As McClatchy reported Monday, the DOJ probe has revealed that NRA executives met with Dmitry Rogozin, at the time a deputy prime minister, and Sergei Rudov, a major philanthropist, during a December 2015 trip to Moscow.

Rogozin was added to the U.S. government sanctions list in 2014 for his direct involvement in overseeing Russia’s annexation of Crimea, raising further questions about the propriety of the NRA’s contacts with him.

Overseeing the 2015 trip was Alexander Torshin, a Putin ally, lifetime NRA member, and former deputy head of Russia’s central bank. McClatchy first reported in January that the FBI was investigating whether Torshin gave money to the NRA in order to boost Trump’s 2016 presidential campaign.

The gun rights giant has denied accepting foreign funds for election-related activities, which is against the law. But it has acknowledged taking in donations from foreign entities for non-political purposes, and has said it moves money between its various accounts as permitted by law.

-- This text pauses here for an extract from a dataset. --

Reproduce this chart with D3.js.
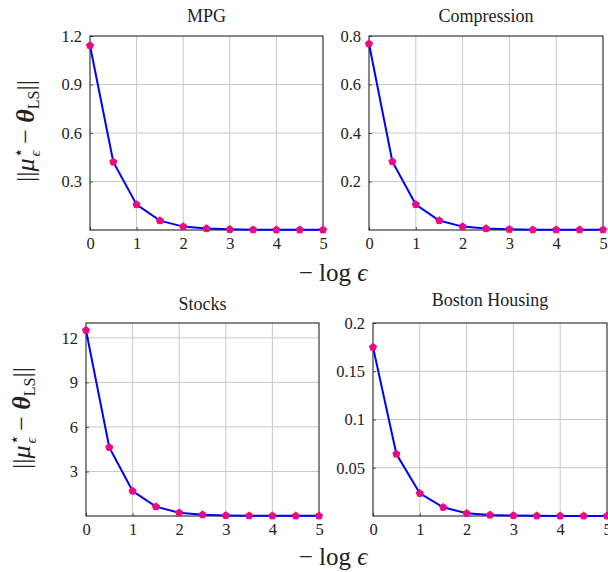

Finances aside, the NRA’s interactions with Russian entities merit scrutiny, according to experts who study the region.

Anders Aslund, a Russia expert at the Atlantic Council, told TPM it was “impermissible” for the NRA to meet with someone like Rogozin. Aslund described Rogozin as a “hardcore nationalist” and “quite a famous person in Russia,” adding that the NRA executives would surely have known who he was.

The NRA did not immediately return TPM’s request for comment. A spokesman for the group told McClatchy that they had received no contact from the FBI.

Democrats in Congress are also investigating financial links between Russia and the NRA for any possible illegal activity. After exchanging a series of letters with Sen. Ron Wyden (D-OR) the NRA’s general counsel cut off communications in April, saying they had provided all the facts needed to satisfy any “legitimate concerns.”